- BRIEF -
Leave out the pictures and repeat every record exactly.

□ □ □ □ □

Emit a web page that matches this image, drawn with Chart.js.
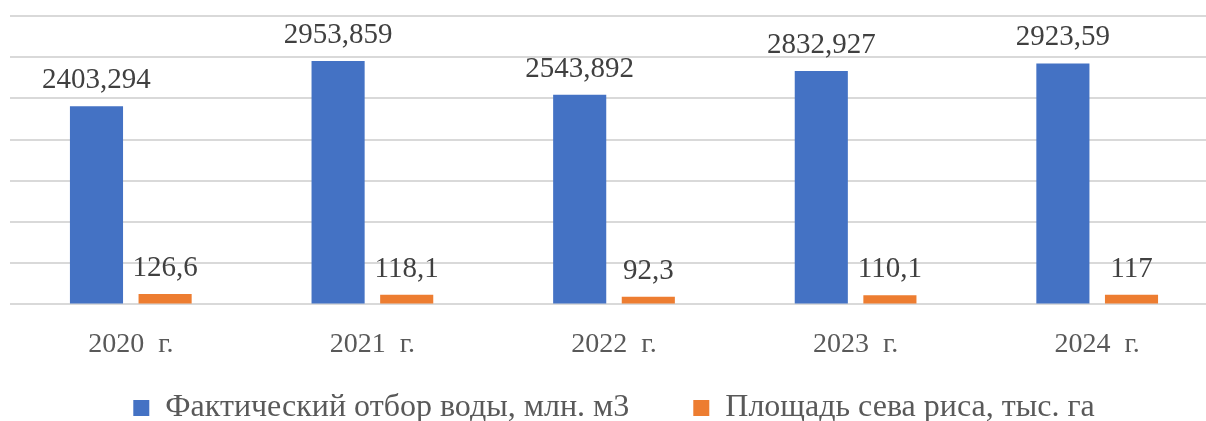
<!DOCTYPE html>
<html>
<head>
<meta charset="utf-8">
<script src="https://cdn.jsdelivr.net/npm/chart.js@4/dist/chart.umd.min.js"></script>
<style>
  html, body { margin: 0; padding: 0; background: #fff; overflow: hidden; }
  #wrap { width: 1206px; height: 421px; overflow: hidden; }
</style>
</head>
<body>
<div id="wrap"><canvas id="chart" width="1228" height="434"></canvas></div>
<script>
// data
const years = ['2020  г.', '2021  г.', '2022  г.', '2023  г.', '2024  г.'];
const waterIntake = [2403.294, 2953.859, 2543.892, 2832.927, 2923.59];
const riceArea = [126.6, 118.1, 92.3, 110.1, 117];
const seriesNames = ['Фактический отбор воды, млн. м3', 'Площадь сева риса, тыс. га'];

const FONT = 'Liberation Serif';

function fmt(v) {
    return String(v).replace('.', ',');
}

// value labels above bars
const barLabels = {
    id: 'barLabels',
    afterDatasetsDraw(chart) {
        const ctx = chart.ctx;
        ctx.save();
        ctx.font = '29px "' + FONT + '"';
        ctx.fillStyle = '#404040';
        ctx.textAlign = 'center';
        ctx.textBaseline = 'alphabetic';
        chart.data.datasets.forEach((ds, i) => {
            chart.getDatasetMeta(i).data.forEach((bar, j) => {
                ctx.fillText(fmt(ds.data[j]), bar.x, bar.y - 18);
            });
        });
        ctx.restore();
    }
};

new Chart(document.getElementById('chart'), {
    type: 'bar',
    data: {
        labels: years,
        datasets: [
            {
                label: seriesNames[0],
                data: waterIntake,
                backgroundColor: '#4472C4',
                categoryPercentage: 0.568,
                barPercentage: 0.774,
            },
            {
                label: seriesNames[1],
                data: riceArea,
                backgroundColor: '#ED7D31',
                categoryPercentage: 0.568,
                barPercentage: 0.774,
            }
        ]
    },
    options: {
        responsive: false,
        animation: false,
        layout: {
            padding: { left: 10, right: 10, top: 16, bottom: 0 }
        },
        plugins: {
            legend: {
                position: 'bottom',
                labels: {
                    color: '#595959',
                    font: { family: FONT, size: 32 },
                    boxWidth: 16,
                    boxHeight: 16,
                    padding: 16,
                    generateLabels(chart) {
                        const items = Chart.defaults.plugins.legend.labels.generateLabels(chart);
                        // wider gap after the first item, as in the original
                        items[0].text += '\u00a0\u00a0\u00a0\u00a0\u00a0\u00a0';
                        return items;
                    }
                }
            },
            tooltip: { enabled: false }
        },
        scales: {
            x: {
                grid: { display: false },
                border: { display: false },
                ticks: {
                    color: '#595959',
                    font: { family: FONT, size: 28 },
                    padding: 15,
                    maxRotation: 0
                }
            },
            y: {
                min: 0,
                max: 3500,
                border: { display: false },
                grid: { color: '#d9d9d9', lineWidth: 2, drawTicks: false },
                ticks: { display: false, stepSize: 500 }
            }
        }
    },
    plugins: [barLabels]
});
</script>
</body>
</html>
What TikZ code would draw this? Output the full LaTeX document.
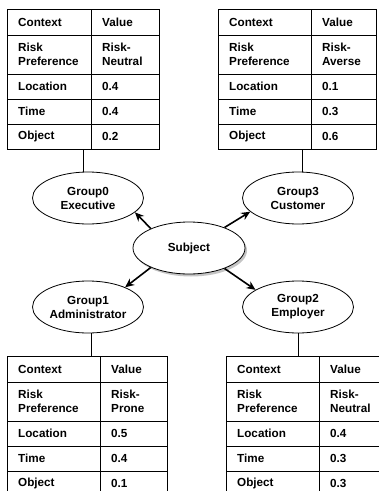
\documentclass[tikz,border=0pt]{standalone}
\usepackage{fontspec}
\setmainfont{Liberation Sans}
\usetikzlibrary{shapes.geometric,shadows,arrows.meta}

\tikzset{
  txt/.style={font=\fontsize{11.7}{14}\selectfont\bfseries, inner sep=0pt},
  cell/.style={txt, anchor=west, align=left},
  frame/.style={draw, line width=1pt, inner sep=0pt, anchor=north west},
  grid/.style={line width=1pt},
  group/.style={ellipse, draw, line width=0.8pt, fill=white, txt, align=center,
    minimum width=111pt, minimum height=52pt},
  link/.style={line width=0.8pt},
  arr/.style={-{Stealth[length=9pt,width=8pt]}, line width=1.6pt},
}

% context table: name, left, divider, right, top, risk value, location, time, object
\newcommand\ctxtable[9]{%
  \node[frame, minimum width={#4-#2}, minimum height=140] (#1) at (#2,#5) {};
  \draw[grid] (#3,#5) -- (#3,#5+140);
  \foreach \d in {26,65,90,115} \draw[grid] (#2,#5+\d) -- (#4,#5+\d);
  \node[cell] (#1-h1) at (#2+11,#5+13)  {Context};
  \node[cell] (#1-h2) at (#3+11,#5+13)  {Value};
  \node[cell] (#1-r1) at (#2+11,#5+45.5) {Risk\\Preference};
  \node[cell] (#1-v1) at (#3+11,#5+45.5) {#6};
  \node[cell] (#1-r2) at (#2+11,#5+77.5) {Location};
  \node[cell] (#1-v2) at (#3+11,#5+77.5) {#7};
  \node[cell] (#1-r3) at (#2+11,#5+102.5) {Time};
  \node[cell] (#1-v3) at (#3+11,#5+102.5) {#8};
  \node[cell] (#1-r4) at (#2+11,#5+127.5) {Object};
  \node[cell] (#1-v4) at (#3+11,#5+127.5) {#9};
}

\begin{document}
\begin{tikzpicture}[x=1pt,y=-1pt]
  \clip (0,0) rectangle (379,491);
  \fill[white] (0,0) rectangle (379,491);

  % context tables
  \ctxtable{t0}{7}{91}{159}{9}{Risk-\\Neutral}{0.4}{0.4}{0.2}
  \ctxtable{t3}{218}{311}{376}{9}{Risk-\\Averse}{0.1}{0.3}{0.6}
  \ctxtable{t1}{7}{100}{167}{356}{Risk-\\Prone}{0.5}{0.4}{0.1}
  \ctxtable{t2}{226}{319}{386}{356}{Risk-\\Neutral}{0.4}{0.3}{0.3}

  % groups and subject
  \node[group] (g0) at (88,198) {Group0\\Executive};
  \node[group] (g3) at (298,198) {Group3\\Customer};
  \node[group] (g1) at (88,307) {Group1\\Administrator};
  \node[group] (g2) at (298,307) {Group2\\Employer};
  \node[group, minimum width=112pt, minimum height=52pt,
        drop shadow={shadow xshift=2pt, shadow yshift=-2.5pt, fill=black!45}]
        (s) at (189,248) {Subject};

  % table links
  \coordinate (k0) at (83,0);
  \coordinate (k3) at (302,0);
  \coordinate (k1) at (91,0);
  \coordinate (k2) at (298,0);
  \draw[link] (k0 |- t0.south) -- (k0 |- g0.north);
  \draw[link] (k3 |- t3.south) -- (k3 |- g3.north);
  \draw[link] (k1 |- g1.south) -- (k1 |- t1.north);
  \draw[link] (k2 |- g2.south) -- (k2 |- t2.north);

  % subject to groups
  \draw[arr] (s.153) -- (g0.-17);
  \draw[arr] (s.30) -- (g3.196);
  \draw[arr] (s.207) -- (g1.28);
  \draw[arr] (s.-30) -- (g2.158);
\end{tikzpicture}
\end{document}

□ □ □ □ □

- RESPONSE -
Emit a web page that matches this image, drawn with Chart.js.
<!DOCTYPE html>
<html>
<head>
<meta charset="utf-8">
<script src="https://cdn.jsdelivr.net/npm/chart.js@4/dist/chart.umd.min.js"></script>
<style>
  html, body { margin: 0; padding: 0; background: #fff; overflow: hidden; }
  #wrap { width: 1206px; height: 421px; overflow: hidden; }
</style>
</head>
<body>
<div id="wrap"><canvas id="chart" width="1228" height="434"></canvas></div>
<script>
// data
const years = ['2020  г.', '2021  г.', '2022  г.', '2023  г.', '2024  г.'];
const waterIntake = [2403.294, 2953.859, 2543.892, 2832.927, 2923.59];
const riceArea = [126.6, 118.1, 92.3, 110.1, 117];
const seriesNames = ['Фактический отбор воды, млн. м3', 'Площадь сева риса, тыс. га'];

const FONT = 'Liberation Serif';

function fmt(v) {
    return String(v).replace('.', ',');
}

// value labels above bars
const barLabels = {
    id: 'barLabels',
    afterDatasetsDraw(chart) {
        const ctx = chart.ctx;
        ctx.save();
        ctx.font = '29px "' + FONT + '"';
        ctx.fillStyle = '#404040';
        ctx.textAlign = 'center';
        ctx.textBaseline = 'alphabetic';
        chart.data.datasets.forEach((ds, i) => {
            chart.getDatasetMeta(i).data.forEach((bar, j) => {
                ctx.fillText(fmt(ds.data[j]), bar.x, bar.y - 18);
            });
        });
        ctx.restore();
    }
};

new Chart(document.getElementById('chart'), {
    type: 'bar',
    data: {
        labels: years,
        datasets: [
            {
                label: seriesNames[0],
                data: waterIntake,
                backgroundColor: '#4472C4',
                categoryPercentage: 0.568,
                barPercentage: 0.774,
            },
            {
                label: seriesNames[1],
                data: riceArea,
                backgroundColor: '#ED7D31',
                categoryPercentage: 0.568,
                barPercentage: 0.774,
            }
        ]
    },
    options: {
        responsive: false,
        animation: false,
        layout: {
            padding: { left: 10, right: 10, top: 16, bottom: 0 }
        },
        plugins: {
            legend: {
                position: 'bottom',
                labels: {
                    color: '#595959',
                    font: { family: FONT, size: 32 },
                    boxWidth: 16,
                    boxHeight: 16,
                    padding: 16,
                    generateLabels(chart) {
                        const items = Chart.defaults.plugins.legend.labels.generateLabels(chart);
                        // wider gap after the first item, as in the original
                        items[0].text += '\u00a0\u00a0\u00a0\u00a0\u00a0\u00a0';
                        return items;
                    }
                }
            },
            tooltip: { enabled: false }
        },
        scales: {
            x: {
                grid: { display: false },
                border: { display: false },
                ticks: {
                    color: '#595959',
                    font: { family: FONT, size: 28 },
                    padding: 15,
                    maxRotation: 0
                }
            },
            y: {
                min: 0,
                max: 3500,
                border: { display: false },
                grid: { color: '#d9d9d9', lineWidth: 2, drawTicks: false },
                ticks: { display: false, stepSize: 500 }
            }
        }
    },
    plugins: [barLabels]
});
</script>
</body>
</html>
What TikZ code would draw this? Output the full LaTeX document.
\documentclass[tikz,border=0pt]{standalone}
\usepackage{fontspec}
\setmainfont{Liberation Sans}
\usetikzlibrary{shapes.geometric,shadows,arrows.meta}

\tikzset{
  txt/.style={font=\fontsize{11.7}{14}\selectfont\bfseries, inner sep=0pt},
  cell/.style={txt, anchor=west, align=left},
  frame/.style={draw, line width=1pt, inner sep=0pt, anchor=north west},
  grid/.style={line width=1pt},
  group/.style={ellipse, draw, line width=0.8pt, fill=white, txt, align=center,
    minimum width=111pt, minimum height=52pt},
  link/.style={line width=0.8pt},
  arr/.style={-{Stealth[length=9pt,width=8pt]}, line width=1.6pt},
}

% context table: name, left, divider, right, top, risk value, location, time, object
\newcommand\ctxtable[9]{%
  \node[frame, minimum width={#4-#2}, minimum height=140] (#1) at (#2,#5) {};
  \draw[grid] (#3,#5) -- (#3,#5+140);
  \foreach \d in {26,65,90,115} \draw[grid] (#2,#5+\d) -- (#4,#5+\d);
  \node[cell] (#1-h1) at (#2+11,#5+13)  {Context};
  \node[cell] (#1-h2) at (#3+11,#5+13)  {Value};
  \node[cell] (#1-r1) at (#2+11,#5+45.5) {Risk\\Preference};
  \node[cell] (#1-v1) at (#3+11,#5+45.5) {#6};
  \node[cell] (#1-r2) at (#2+11,#5+77.5) {Location};
  \node[cell] (#1-v2) at (#3+11,#5+77.5) {#7};
  \node[cell] (#1-r3) at (#2+11,#5+102.5) {Time};
  \node[cell] (#1-v3) at (#3+11,#5+102.5) {#8};
  \node[cell] (#1-r4) at (#2+11,#5+127.5) {Object};
  \node[cell] (#1-v4) at (#3+11,#5+127.5) {#9};
}

\begin{document}
\begin{tikzpicture}[x=1pt,y=-1pt]
  \clip (0,0) rectangle (379,491);
  \fill[white] (0,0) rectangle (379,491);

  % context tables
  \ctxtable{t0}{7}{91}{159}{9}{Risk-\\Neutral}{0.4}{0.4}{0.2}
  \ctxtable{t3}{218}{311}{376}{9}{Risk-\\Averse}{0.1}{0.3}{0.6}
  \ctxtable{t1}{7}{100}{167}{356}{Risk-\\Prone}{0.5}{0.4}{0.1}
  \ctxtable{t2}{226}{319}{386}{356}{Risk-\\Neutral}{0.4}{0.3}{0.3}

  % groups and subject
  \node[group] (g0) at (88,198) {Group0\\Executive};
  \node[group] (g3) at (298,198) {Group3\\Customer};
  \node[group] (g1) at (88,307) {Group1\\Administrator};
  \node[group] (g2) at (298,307) {Group2\\Employer};
  \node[group, minimum width=112pt, minimum height=52pt,
        drop shadow={shadow xshift=2pt, shadow yshift=-2.5pt, fill=black!45}]
        (s) at (189,248) {Subject};

  % table links
  \coordinate (k0) at (83,0);
  \coordinate (k3) at (302,0);
  \coordinate (k1) at (91,0);
  \coordinate (k2) at (298,0);
  \draw[link] (k0 |- t0.south) -- (k0 |- g0.north);
  \draw[link] (k3 |- t3.south) -- (k3 |- g3.north);
  \draw[link] (k1 |- g1.south) -- (k1 |- t1.north);
  \draw[link] (k2 |- g2.south) -- (k2 |- t2.north);

  % subject to groups
  \draw[arr] (s.153) -- (g0.-17);
  \draw[arr] (s.30) -- (g3.196);
  \draw[arr] (s.207) -- (g1.28);
  \draw[arr] (s.-30) -- (g2.158);
\end{tikzpicture}
\end{document}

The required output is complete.